>>>>

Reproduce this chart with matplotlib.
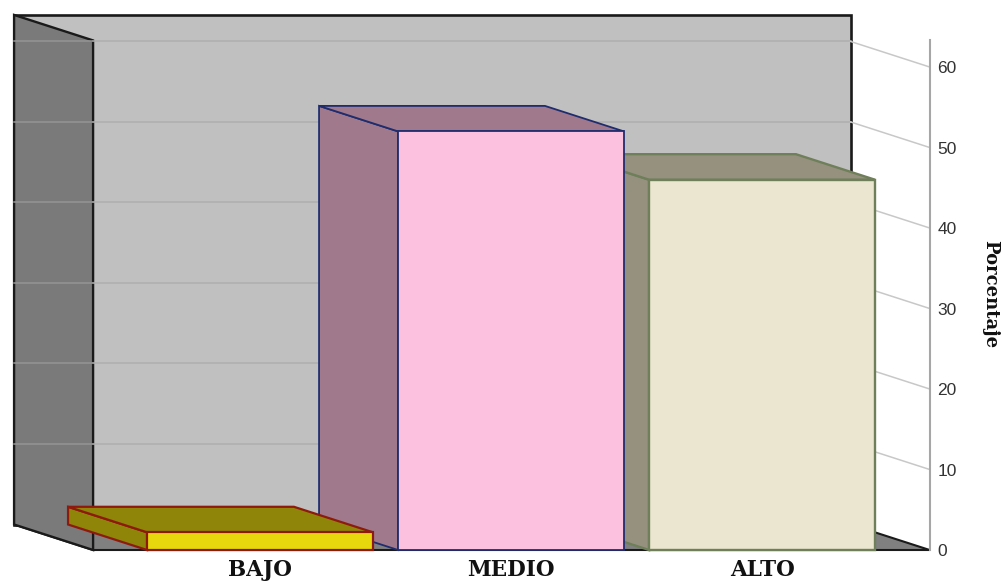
import matplotlib
matplotlib.use("Agg")
import matplotlib.pyplot as plt
from matplotlib.patches import Polygon

categories = ["BAJO", "MEDIO", "ALTO"]
percentages = [2.2, 52.0, 46.0]
tick_values = [0, 10, 20, 30, 40, 50, 60]

front_colors = ["#e6d80c", "#fdc1e0", "#ebe6d0"]
side_colors = ["#8f8508", "#a07a8c", "#96917f"]
edge_colors = ["#8e1a0e", "#1f2d6e", "#6f7f5a"]
edge_widths = [1.6, 1.3, 1.7]

W, H = 1005, 582
BAR_W = 0.9
# oblique offset of the chart depth, in category / percent units
DX = -79 / 251
DY = 25.5 / 8.05
X_LEFT = -0.665
X_RIGHT = 2.668
Y_TOP = 63.3

fig = plt.figure(figsize=(W / 100, H / 100), dpi=100)
ax = fig.add_axes([0, 0, 1, 1])
ax.set_xlim(-260 / 251, (W - 260) / 251)
ax.set_ylim(-32 / 8.05, 550 / 8.05)
ax.axis("off")


def poly(points, face, edge, lw=1.3, z=1):
    ax.add_patch(Polygon(points, closed=True, facecolor=face, edgecolor=edge,
                         linewidth=lw, joinstyle="miter", zorder=z))


# walls and floor
poly([(X_LEFT + DX, DY), (X_RIGHT + DX, DY), (X_RIGHT + DX, Y_TOP + DY), (X_LEFT + DX, Y_TOP + DY)],
     "#c0c0c0", "#1a1a1a", 1.9, 1)
poly([(X_LEFT + DX, DY), (X_LEFT, 0), (X_RIGHT, 0), (X_RIGHT + DX, DY)], "#808080", "#1a1a1a", 1.5, 2)
poly([(X_LEFT + DX, DY), (X_LEFT, 0), (X_LEFT, Y_TOP), (X_LEFT + DX, Y_TOP + DY)],
     "#7a7a7a", "#1a1a1a", 1.7, 2)

# gridlines on the walls, and the stubs running out to the value axis
for v in tick_values[1:]:
    ax.plot([X_LEFT, X_RIGHT + DX], [v + DY, v + DY], color="#aeaeae", lw=1.1, zorder=3)
    ax.plot([X_LEFT + DX, X_LEFT], [v + DY, v + DY], color="#959595", lw=1.1, zorder=3)
    ax.plot([X_RIGHT + DX, X_RIGHT], [v + DY, v], color="#c8c8c8", lw=1.1, zorder=3)

ax.plot([X_RIGHT, X_RIGHT], [0, Y_TOP], color="#a6a6a6", lw=1.5, zorder=3)

# bars, far right first so nearer ones overlap
for i in range(len(categories) - 1, -1, -1):
    pct, fc, sc, ec, lw = percentages[i], front_colors[i], side_colors[i], edge_colors[i], edge_widths[i]
    x0, x1 = i - BAR_W / 2, i + BAR_W / 2
    z = 5 + 2 * (len(categories) - i)
    poly([(x0, 0), (x0 + DX, DY), (x0 + DX, pct + DY), (x0, pct)], sc, ec, lw, z)
    poly([(x0, pct), (x0 + DX, pct + DY), (x1 + DX, pct + DY), (x1, pct)], sc, ec, lw, z)
    poly([(x0, 0), (x1, 0), (x1, pct), (x0, pct)], fc, ec, lw, z + 1)

for i, name in enumerate(categories):
    ax.text(i, -2.5, name, ha="center", va="center", family="DejaVu Serif",
            fontweight="bold", fontsize=15.5, color="#111111")

for v in tick_values:
    ax.text(X_RIGHT + 0.03, v - 0.2, str(v), ha="left", va="center",
            family="Liberation Sans", fontsize=12.5, color="#333333")

ax.text(2.908, 31.8, "Porcentaje", rotation=270, ha="center", va="center",
        family="DejaVu Serif", fontweight="bold", fontsize=13, color="#111111")

fig.savefig("out.png", dpi=100)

<<<<

**EXERCISE**. Repeat verbatim all the material, but not the pictures.

**THE COMPLETED TASK**.
Reproduce this chart with matplotlib.
import matplotlib
matplotlib.use("Agg")
import matplotlib.pyplot as plt
from matplotlib.patches import Polygon

categories = ["BAJO", "MEDIO", "ALTO"]
percentages = [2.2, 52.0, 46.0]
tick_values = [0, 10, 20, 30, 40, 50, 60]

front_colors = ["#e6d80c", "#fdc1e0", "#ebe6d0"]
side_colors = ["#8f8508", "#a07a8c", "#96917f"]
edge_colors = ["#8e1a0e", "#1f2d6e", "#6f7f5a"]
edge_widths = [1.6, 1.3, 1.7]

W, H = 1005, 582
BAR_W = 0.9
# oblique offset of the chart depth, in category / percent units
DX = -79 / 251
DY = 25.5 / 8.05
X_LEFT = -0.665
X_RIGHT = 2.668
Y_TOP = 63.3

fig = plt.figure(figsize=(W / 100, H / 100), dpi=100)
ax = fig.add_axes([0, 0, 1, 1])
ax.set_xlim(-260 / 251, (W - 260) / 251)
ax.set_ylim(-32 / 8.05, 550 / 8.05)
ax.axis("off")


def poly(points, face, edge, lw=1.3, z=1):
    ax.add_patch(Polygon(points, closed=True, facecolor=face, edgecolor=edge,
                         linewidth=lw, joinstyle="miter", zorder=z))


# walls and floor
poly([(X_LEFT + DX, DY), (X_RIGHT + DX, DY), (X_RIGHT + DX, Y_TOP + DY), (X_LEFT + DX, Y_TOP + DY)],
     "#c0c0c0", "#1a1a1a", 1.9, 1)
poly([(X_LEFT + DX, DY), (X_LEFT, 0), (X_RIGHT, 0), (X_RIGHT + DX, DY)], "#808080", "#1a1a1a", 1.5, 2)
poly([(X_LEFT + DX, DY), (X_LEFT, 0), (X_LEFT, Y_TOP), (X_LEFT + DX, Y_TOP + DY)],
     "#7a7a7a", "#1a1a1a", 1.7, 2)

# gridlines on the walls, and the stubs running out to the value axis
for v in tick_values[1:]:
    ax.plot([X_LEFT, X_RIGHT + DX], [v + DY, v + DY], color="#aeaeae", lw=1.1, zorder=3)
    ax.plot([X_LEFT + DX, X_LEFT], [v + DY, v + DY], color="#959595", lw=1.1, zorder=3)
    ax.plot([X_RIGHT + DX, X_RIGHT], [v + DY, v], color="#c8c8c8", lw=1.1, zorder=3)

ax.plot([X_RIGHT, X_RIGHT], [0, Y_TOP], color="#a6a6a6", lw=1.5, zorder=3)

# bars, far right first so nearer ones overlap
for i in range(len(categories) - 1, -1, -1):
    pct, fc, sc, ec, lw = percentages[i], front_colors[i], side_colors[i], edge_colors[i], edge_widths[i]
    x0, x1 = i - BAR_W / 2, i + BAR_W / 2
    z = 5 + 2 * (len(categories) - i)
    poly([(x0, 0), (x0 + DX, DY), (x0 + DX, pct + DY), (x0, pct)], sc, ec, lw, z)
    poly([(x0, pct), (x0 + DX, pct + DY), (x1 + DX, pct + DY), (x1, pct)], sc, ec, lw, z)
    poly([(x0, 0), (x1, 0), (x1, pct), (x0, pct)], fc, ec, lw, z + 1)

for i, name in enumerate(categories):
    ax.text(i, -2.5, name, ha="center", va="center", family="DejaVu Serif",
            fontweight="bold", fontsize=15.5, color="#111111")

for v in tick_values:
    ax.text(X_RIGHT + 0.03, v - 0.2, str(v), ha="left", va="center",
            family="Liberation Sans", fontsize=12.5, color="#333333")

ax.text(2.908, 31.8, "Porcentaje", rotation=270, ha="center", va="center",
        family="DejaVu Serif", fontweight="bold", fontsize=13, color="#111111")

fig.savefig("out.png", dpi=100)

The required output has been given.